[What is required] Reproduce exactly, and only, the lines of the material below running from the line bearing "Rebuild this chart" through the line bearing "import plotly.graph_objects as go". Leave any pictures out.
* BEGIN Information shown *
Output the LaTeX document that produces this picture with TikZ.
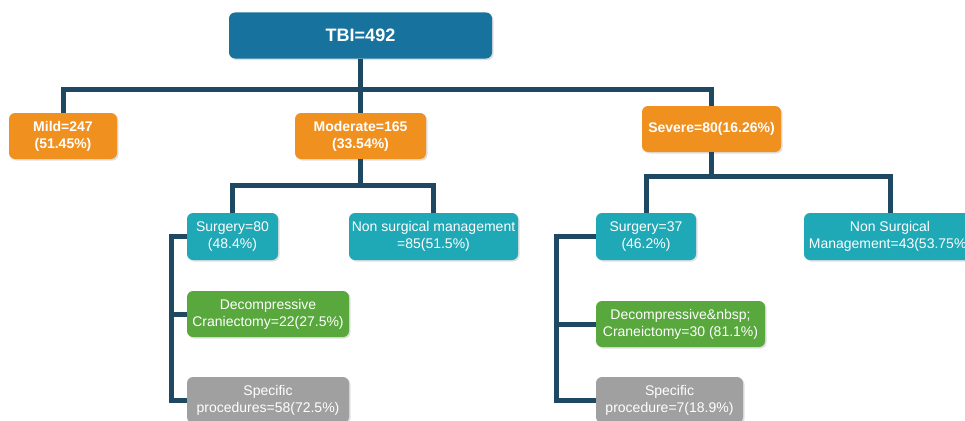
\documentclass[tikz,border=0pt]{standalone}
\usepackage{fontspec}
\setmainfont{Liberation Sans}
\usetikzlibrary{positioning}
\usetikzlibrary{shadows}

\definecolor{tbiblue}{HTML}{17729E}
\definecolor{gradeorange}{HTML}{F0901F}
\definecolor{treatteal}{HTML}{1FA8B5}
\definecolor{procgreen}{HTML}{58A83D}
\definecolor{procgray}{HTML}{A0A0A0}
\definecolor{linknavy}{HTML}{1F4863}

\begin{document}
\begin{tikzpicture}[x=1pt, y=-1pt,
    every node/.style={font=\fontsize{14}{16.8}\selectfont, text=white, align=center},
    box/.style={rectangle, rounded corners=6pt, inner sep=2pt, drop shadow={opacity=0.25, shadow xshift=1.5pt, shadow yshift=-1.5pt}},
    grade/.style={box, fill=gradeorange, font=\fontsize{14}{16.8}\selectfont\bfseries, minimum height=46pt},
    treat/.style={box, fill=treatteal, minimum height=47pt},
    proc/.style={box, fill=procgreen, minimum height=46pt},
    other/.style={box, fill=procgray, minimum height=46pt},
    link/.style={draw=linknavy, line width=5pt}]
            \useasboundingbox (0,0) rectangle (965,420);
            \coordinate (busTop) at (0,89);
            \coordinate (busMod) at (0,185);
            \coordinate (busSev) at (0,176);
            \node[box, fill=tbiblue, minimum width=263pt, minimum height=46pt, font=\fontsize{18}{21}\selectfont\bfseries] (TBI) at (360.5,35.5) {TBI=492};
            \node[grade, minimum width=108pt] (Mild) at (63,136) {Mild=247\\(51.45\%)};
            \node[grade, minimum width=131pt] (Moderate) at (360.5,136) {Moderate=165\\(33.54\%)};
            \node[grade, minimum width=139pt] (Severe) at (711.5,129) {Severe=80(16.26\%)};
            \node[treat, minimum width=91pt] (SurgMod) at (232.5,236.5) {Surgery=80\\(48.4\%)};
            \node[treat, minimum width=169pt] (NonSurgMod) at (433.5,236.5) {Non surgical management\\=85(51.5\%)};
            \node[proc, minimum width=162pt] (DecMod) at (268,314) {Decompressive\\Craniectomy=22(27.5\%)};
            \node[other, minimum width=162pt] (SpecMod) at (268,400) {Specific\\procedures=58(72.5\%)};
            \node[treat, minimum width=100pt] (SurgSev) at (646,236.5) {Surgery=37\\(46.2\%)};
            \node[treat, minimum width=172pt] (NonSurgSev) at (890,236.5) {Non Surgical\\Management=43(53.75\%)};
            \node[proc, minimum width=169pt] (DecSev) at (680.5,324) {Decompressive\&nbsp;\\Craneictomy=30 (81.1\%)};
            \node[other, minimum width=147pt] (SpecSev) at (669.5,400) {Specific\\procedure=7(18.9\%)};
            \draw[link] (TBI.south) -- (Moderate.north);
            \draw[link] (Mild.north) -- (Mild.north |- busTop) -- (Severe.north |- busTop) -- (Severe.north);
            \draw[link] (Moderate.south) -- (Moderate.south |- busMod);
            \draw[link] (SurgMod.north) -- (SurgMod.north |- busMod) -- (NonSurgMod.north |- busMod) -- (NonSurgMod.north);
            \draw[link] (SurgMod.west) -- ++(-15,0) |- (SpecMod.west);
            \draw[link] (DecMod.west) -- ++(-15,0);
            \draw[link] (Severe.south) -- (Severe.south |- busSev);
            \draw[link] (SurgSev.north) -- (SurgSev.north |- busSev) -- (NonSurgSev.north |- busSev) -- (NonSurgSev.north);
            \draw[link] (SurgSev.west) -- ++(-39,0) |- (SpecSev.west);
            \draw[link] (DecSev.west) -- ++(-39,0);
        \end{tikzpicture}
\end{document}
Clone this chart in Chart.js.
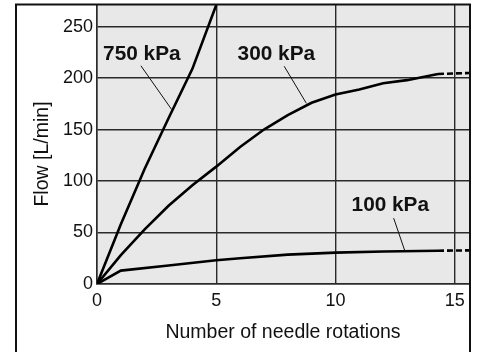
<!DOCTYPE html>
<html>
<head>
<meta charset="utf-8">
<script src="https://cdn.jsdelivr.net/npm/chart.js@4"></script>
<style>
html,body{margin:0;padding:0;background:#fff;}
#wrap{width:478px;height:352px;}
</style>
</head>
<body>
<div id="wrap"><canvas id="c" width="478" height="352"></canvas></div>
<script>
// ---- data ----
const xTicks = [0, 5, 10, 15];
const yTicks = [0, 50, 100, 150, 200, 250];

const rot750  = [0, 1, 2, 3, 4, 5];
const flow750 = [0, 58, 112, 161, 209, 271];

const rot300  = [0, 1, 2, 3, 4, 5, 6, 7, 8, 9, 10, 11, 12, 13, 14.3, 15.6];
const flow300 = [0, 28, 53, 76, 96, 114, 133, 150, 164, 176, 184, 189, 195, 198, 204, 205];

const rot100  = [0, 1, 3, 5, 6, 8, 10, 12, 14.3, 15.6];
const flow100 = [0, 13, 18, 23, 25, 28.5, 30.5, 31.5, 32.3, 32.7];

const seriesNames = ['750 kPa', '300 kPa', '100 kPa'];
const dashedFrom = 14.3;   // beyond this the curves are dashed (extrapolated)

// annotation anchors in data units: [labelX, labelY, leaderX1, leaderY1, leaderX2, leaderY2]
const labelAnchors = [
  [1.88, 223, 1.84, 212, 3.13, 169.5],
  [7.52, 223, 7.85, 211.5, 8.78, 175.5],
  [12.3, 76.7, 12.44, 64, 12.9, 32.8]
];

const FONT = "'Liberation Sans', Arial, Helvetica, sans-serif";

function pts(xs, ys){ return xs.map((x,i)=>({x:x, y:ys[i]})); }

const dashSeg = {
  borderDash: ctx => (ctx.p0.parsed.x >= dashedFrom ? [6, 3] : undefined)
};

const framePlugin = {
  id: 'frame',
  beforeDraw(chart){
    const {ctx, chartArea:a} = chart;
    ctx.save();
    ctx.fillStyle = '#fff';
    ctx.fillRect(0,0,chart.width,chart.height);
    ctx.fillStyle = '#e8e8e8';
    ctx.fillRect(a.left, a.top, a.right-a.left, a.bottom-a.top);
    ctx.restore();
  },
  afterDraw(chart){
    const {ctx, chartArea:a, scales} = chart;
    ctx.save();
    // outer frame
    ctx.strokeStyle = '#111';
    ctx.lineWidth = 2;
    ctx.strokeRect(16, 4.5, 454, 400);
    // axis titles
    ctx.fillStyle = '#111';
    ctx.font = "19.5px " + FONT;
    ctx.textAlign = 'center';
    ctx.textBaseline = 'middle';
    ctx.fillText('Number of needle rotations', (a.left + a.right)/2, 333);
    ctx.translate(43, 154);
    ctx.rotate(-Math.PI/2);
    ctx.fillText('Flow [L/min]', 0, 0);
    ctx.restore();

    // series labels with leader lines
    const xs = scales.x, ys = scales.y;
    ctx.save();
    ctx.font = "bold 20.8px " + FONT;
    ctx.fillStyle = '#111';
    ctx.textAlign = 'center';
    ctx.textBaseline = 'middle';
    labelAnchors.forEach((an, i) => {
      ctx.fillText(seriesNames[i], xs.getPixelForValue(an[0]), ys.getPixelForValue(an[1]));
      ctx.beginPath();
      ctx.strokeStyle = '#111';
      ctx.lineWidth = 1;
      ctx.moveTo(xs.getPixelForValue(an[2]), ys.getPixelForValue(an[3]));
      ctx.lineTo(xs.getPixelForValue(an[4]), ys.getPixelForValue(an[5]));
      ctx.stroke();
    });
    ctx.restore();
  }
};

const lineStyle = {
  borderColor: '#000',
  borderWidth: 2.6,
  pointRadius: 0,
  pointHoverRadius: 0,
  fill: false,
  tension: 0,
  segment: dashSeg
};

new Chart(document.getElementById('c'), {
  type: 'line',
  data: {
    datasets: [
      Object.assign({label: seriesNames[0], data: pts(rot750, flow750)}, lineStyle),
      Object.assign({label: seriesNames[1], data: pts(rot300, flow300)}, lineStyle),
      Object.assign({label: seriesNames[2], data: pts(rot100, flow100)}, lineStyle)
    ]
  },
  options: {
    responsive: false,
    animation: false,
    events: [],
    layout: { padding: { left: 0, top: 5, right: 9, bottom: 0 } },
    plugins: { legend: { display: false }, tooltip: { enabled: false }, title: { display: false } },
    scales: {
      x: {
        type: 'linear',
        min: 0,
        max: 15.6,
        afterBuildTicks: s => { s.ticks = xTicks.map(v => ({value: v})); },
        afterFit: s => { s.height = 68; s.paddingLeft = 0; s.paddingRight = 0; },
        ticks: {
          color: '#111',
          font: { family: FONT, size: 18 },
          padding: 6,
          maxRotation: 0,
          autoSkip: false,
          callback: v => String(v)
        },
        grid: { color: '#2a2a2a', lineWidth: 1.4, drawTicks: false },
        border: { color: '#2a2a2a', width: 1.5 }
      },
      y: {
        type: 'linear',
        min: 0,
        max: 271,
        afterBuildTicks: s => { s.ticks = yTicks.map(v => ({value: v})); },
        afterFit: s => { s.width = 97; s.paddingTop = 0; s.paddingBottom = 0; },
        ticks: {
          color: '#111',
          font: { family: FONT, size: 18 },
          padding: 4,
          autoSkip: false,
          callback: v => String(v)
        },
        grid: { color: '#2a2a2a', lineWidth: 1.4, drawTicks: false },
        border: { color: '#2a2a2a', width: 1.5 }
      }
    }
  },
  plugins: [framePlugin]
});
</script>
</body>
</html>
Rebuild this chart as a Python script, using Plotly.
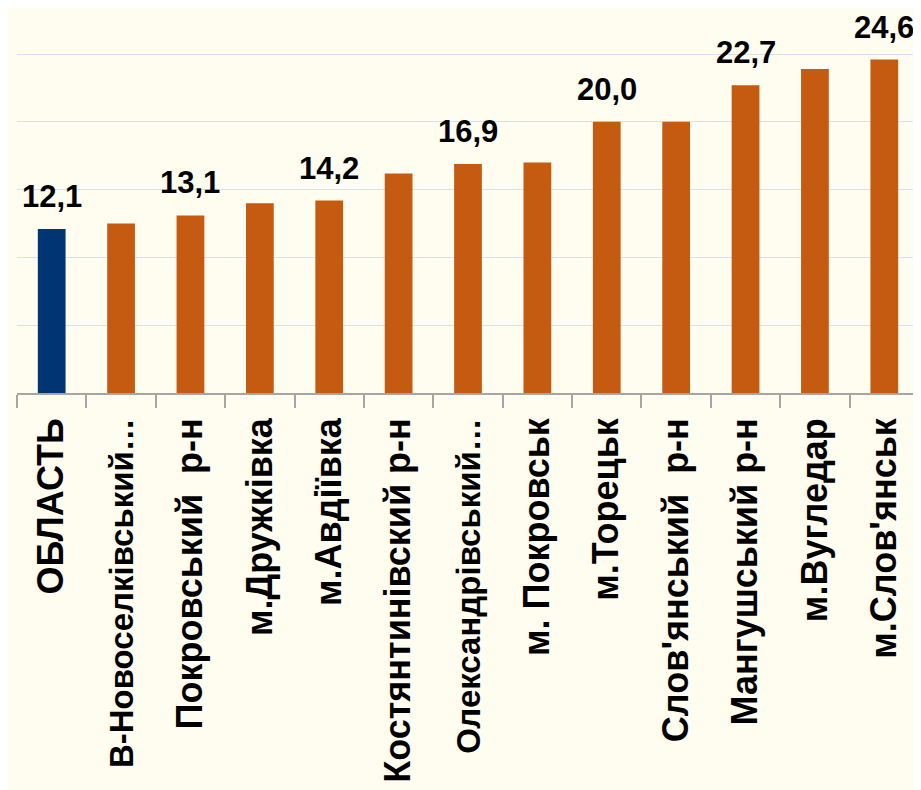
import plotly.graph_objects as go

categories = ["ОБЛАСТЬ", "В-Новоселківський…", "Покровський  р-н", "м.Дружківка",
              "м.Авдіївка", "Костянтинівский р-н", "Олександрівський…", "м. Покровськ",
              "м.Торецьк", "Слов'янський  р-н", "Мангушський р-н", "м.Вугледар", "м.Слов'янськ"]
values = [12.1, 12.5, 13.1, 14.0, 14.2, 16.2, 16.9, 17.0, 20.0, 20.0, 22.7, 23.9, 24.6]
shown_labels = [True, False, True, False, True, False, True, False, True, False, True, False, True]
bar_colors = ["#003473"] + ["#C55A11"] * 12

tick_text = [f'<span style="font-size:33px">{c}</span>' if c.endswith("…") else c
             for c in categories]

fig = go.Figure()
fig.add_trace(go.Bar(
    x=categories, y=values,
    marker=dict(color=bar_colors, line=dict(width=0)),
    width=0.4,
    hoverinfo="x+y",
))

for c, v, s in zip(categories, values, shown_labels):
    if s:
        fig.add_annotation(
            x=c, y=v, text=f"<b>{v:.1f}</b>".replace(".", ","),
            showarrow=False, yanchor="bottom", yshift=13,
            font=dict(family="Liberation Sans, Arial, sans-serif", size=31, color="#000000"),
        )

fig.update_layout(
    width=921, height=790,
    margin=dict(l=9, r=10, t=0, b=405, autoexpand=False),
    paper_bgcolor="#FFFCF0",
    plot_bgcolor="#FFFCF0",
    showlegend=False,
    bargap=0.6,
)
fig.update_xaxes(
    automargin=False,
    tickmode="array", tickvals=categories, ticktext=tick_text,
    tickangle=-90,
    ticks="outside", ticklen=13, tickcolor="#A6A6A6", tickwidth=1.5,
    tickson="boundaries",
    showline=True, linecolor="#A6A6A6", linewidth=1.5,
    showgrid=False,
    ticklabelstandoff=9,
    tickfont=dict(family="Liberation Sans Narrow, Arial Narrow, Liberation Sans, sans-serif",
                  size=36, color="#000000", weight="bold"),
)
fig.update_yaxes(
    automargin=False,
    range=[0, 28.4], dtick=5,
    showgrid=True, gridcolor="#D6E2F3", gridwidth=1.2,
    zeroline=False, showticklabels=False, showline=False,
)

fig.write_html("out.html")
* END Information shown *
[In response]
Rebuild this chart as a Python script, using Plotly.
import plotly.graph_objects as go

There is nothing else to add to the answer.